The Cost of Climate [link removed]

Twenty years ago, Hurricane Katrina unleashed a levee-busting catastrophe on New Orleans that woke Americans up to the fabled city’s precarious relationship with water. But it’s not just tropical storms that unleash flooding; the fierce thunderstorms that wind up long before hurricane season can also bring NOLA to grief. In April, a period of flash flooding captured national headlines. Ten inches of rain pelted the Algiers neighborhood on the western flank of the Mississippi River; other areas of the city saw up to seven inches—more rainfall than the city usually sees during the entire month.

“New Orleans is facing, I would say, like a seven-layer cake of challenges in regard to flooding,” says Jessica Dandridge-Smith, executive director of The Water Collaborative of Greater New Orleans, a regional water policy, education, and equity organization.

Climate change delivers constant reminders of how humans have completely disrupted the ways water cycles around the planet.

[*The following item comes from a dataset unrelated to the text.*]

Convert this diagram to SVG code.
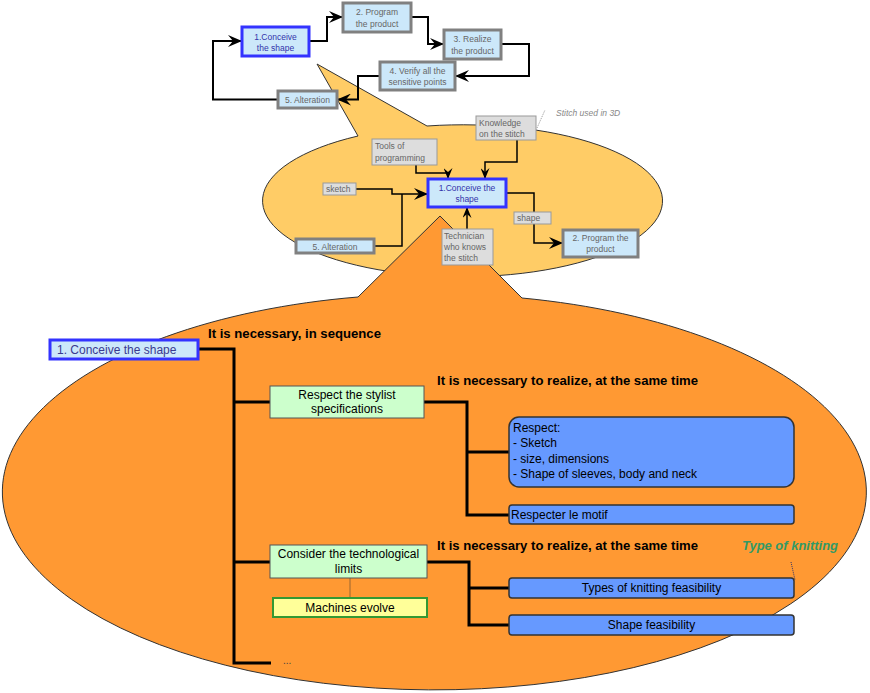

There’s more precipitation in some places and next to no rainfall in others, or alternating seasons of flooding and drought. Persistent drought threatens the supply of fresh water, while heavy and more frequent rains, like the ones New Orleans experiences, stress inadequate stormwater systems that struggle to prevent flooding. All of these events complicate whether people can afford the one substance that they can’t live without, and renders the simple act of turning on a faucet a budget-busting financial decision.

Civilizations have prospered according to the rhythms of the natural world. And even in the Anthropocene, societies continue to grow crops and raise livestock that flourish in their environments. For everything else, they turn to global markets. But climate change–fueled natural disasters and shifting weather patterns have hit hard, disrupting where humans live, right along with their traditional agricultural practices. These upheavals mean that people are left scrambling, in some cases almost daily, to respond to a world in constant flux.